- Directed by: Billy Gilbert
- Written by: H.M. Walker
- Produced by: Hal Roach
- Starring: Harold Lloyd
- Cinematography: Walter Lundin
- Edited by: Della Mullady
- Distributed by: Pathé Exchange
- Release date: November 11, 1917;
- Country: United States
- Language: Silent (English intertitles)

= The Flirt (1917 film) =

1917 film

The Flirt is a 1917 American short comedy film featuring Harold Lloyd. Copies of the film survive in the film archives of the Museum of Modern Art and the British Film Institute.

==Plot==
Harold Lloyd plays an incorrigible skirt-chaser who follows a pretty girl from a park to her place of employment as a cashier in a restaurant. He orders a huge meal and then proceeds to get the waiter fired so he can take his place.

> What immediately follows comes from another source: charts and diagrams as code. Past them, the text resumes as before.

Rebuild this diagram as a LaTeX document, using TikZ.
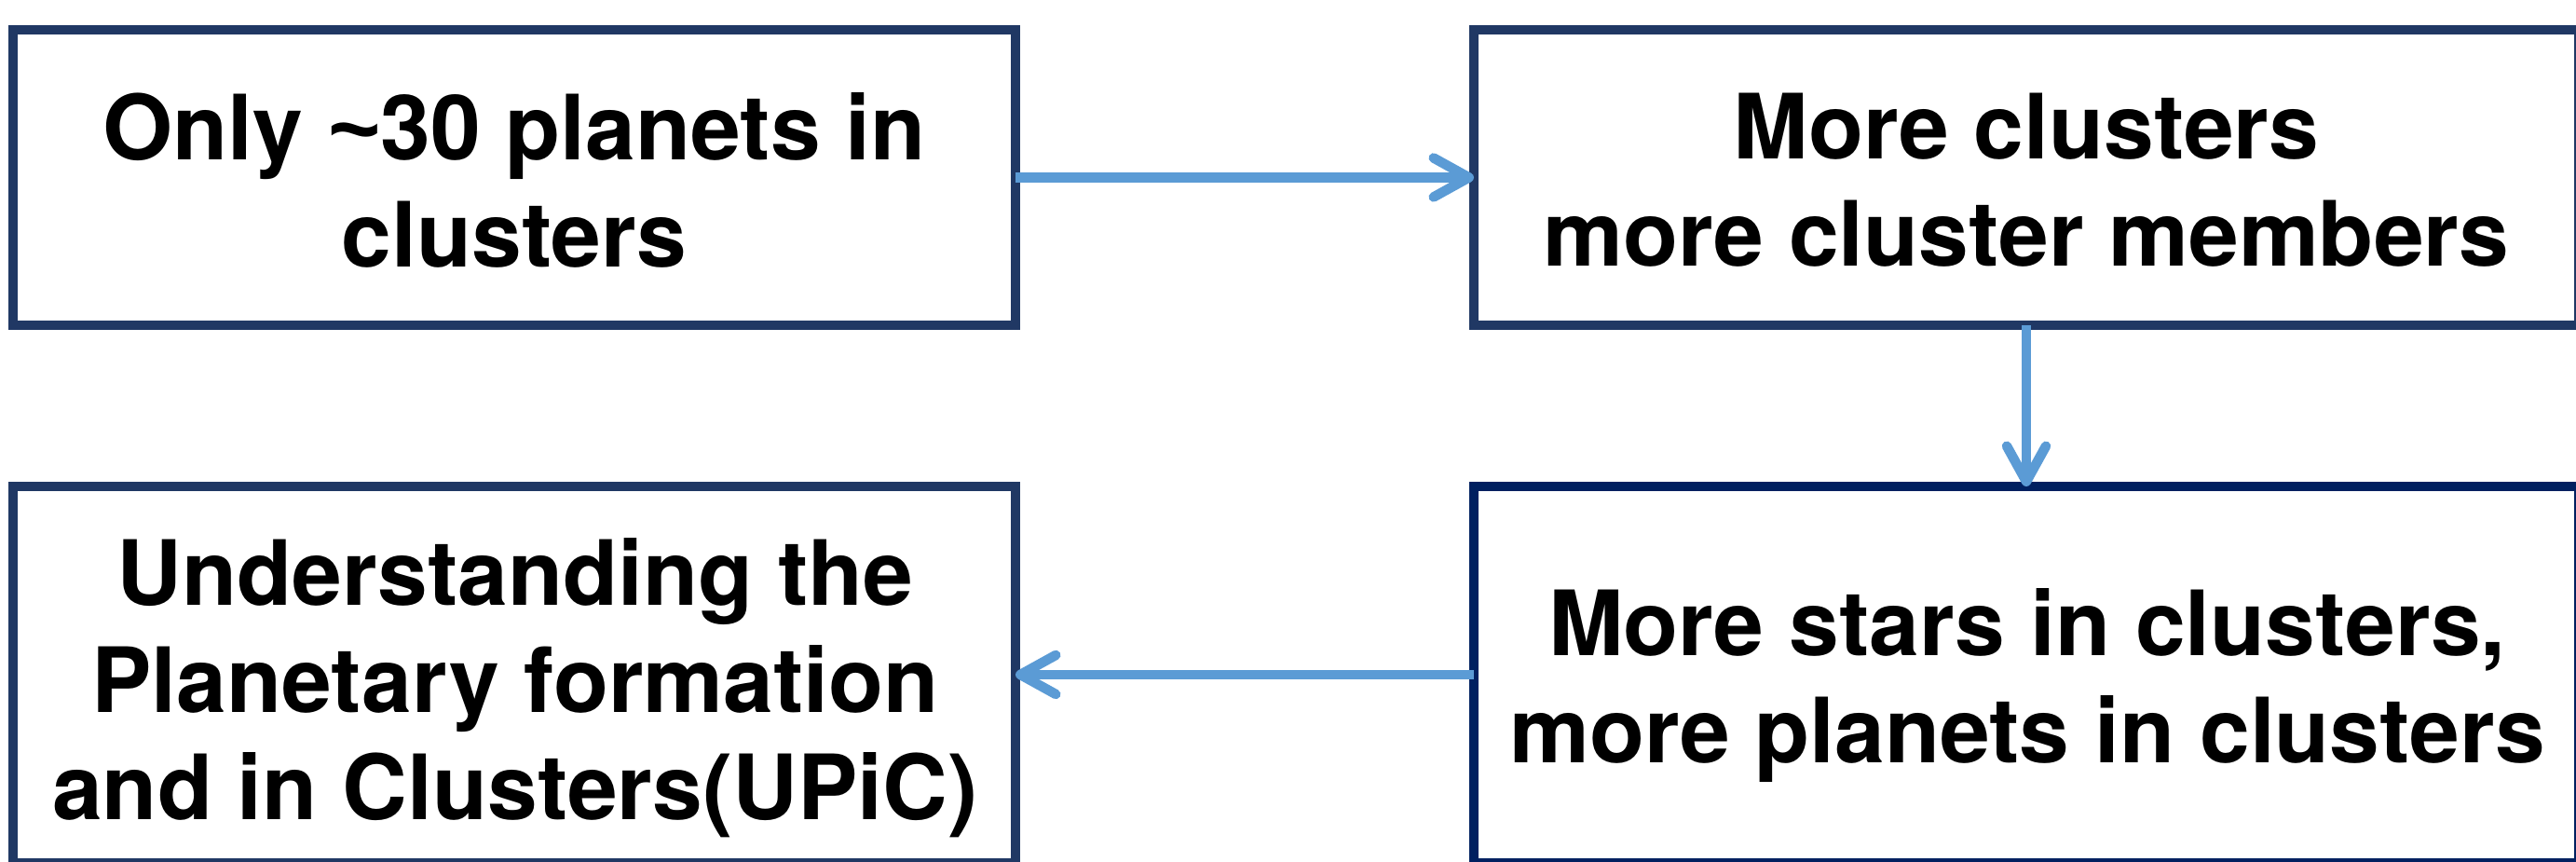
\documentclass[tikz,border=0pt]{standalone}
\usepackage{fontspec}
\setmainfont{TeX Gyre Heros}
\newfontfamily\tildefont{Liberation Sans}
\usetikzlibrary{arrows.meta}
\definecolor{boxblue}{HTML}{203864}
\definecolor{boxnavy}{HTML}{002060}
\definecolor{arrowblue}{HTML}{5B9BD5}
\tikzset{
  box/.style={draw=boxblue, line width=0.1cm, rectangle, outer sep=0pt, inner sep=0pt},
  label/.style={align=center, inner sep=0pt, font=\fontsize{27.5pt}{32.7pt}\selectfont\bfseries},
  flow/.style={draw=arrowblue, line width=0.105cm,
    -{Straight Barb[length=0.38cm, width=0.42cm, line cap=round, line join=round]}}
}
\begin{document}
\begin{tikzpicture}
\useasboundingbox (0,0) rectangle (27.65,9.25);
\clip (0,0) rectangle (27.65,9.25);
% boxes
\node[box, minimum width=10.76cm, minimum height=3.17cm] (b1) at (5.52,7.345) {};
\node[box, minimum width=11.86cm, minimum height=3.17cm] (b2) at (21.75,7.345) {};
\node[box, minimum width=10.76cm, minimum height=4.04cm] (b3) at (5.52,2.01) {};
\node[box, draw=boxnavy, minimum width=11.86cm, minimum height=4.04cm] (b4) at (21.75,2.01) {};
% texts
\node[label] (t1) at (5.52,7.32) {Only {\tildefont\textasciitilde}30 planets in\\clusters};
\node[label] (t2) at (21.75,7.32) {More clusters\\more cluster members};
\node[label] (t3) at (5.53,1.87) {Understanding the\\Planetary formation\\and in Clusters(UPiC)};
\node[label] (t4) at (21.76,1.89) {More stars in clusters,\\more planets in clusters};
% connectors
\draw[flow] (b1.east) -- (b2.west);
\draw[flow] (b2.south) -- (b4.north);
\draw[flow] (b4.west) -- (b3.east);
\end{tikzpicture}
\end{document}
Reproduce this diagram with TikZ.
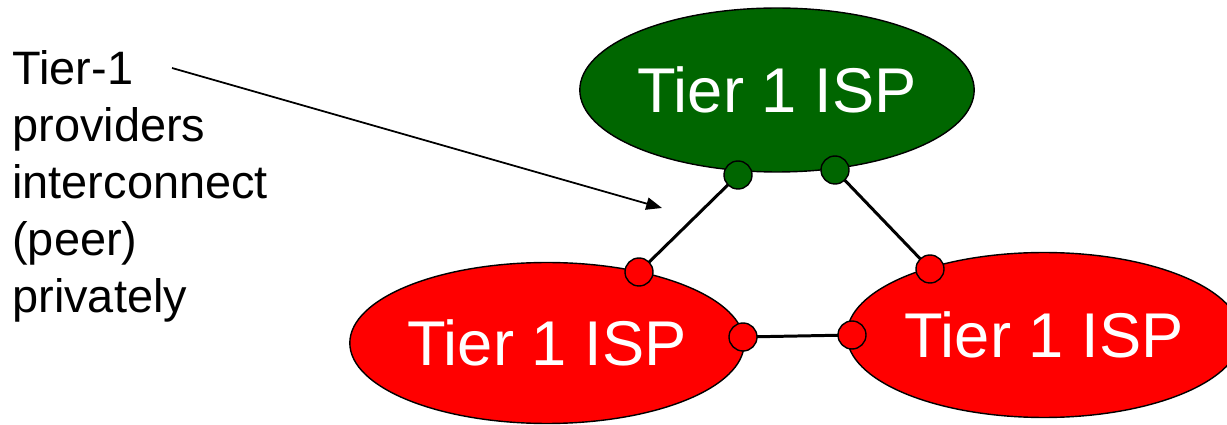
\documentclass[tikz,border=0pt]{standalone}
\usepackage{fontspec}
\setmainfont{Liberation Sans}
\usetikzlibrary{shapes.geometric,arrows.meta}
\definecolor{ispgreen}{RGB}{0,102,0}
\definecolor{ispred}{RGB}{255,0,0}
\tikzset{
  isp/.style={ellipse,draw=black,line width=0.8pt,minimum width=7.8cm,minimum height=3.28cm,inner sep=0pt,
    text=white,font=\fontsize{36}{40}\selectfont},
  port/.style={circle,draw=black,line width=0.8pt,minimum size=0.56cm,inner sep=0pt},
  link/.style={line width=1.7pt}
}
\begin{document}
\begin{tikzpicture}[x=0.02cm,y=-0.02cm]
            \useasboundingbox (0,0) rectangle (1227,425);
            % the three providers
            \node[isp,fill=ispgreen] (top) at (777,90) {Tier 1 ISP};
            \node[isp,fill=ispred,minimum height=3.22cm] (left) at (547,343) {Tier 1 ISP};
            \node[isp,fill=ispred,minimum height=3.3cm] (right) at (1044,335) {Tier 1 ISP};

            % links between the ports
            \draw[link] (738,175) -- (639,272);
            \draw[link] (835,170) -- (930,269);
            \draw[link] (743,337) -- (852,335);

            % ports on the ellipses
            \node[port,fill=ispgreen] (topa) at (738,175) {};
            \node[port,fill=ispgreen] (topb) at (835,170) {};
            \node[port,fill=ispred] (lefta) at (639,272) {};
            \node[port,fill=ispred] (leftb) at (743,337) {};
            \node[port,fill=ispred] (righta) at (930,269) {};
            \node[port,fill=ispred] (rightb) at (852,335) {};

            % note on the left
            \node[anchor=north west,inner sep=0pt,align=left,font=\fontsize{26.7}{32.4}\selectfont] (note) at (12,50)
              {Tier-1\\providers\\interconnect\\(peer)\\privately};
            \coordinate (notefrom) at (172,68);
            \coordinate (noteto) at (662,208);
            \draw[-{Triangle[length=9pt,width=7pt]},line width=1pt] (notefrom) -- (noteto);
          \end{tikzpicture}
\end{document}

In a short time Lloyd creates mayhem that annoys both the restaurant's customers and its kitchen staff. Lloyd eventually learns that the cashier is married to the proprietor of the restaurant. He then quickly leaves, sees another pretty girl, and follows her down the street.

==Reception==
Like many American films of the time, The Flirt was subject to cuts by city and state film censorship boards. For example, the Chicago Board of Censors cut the scene of the waiter wiping a tray and his feet on the cook's posterior.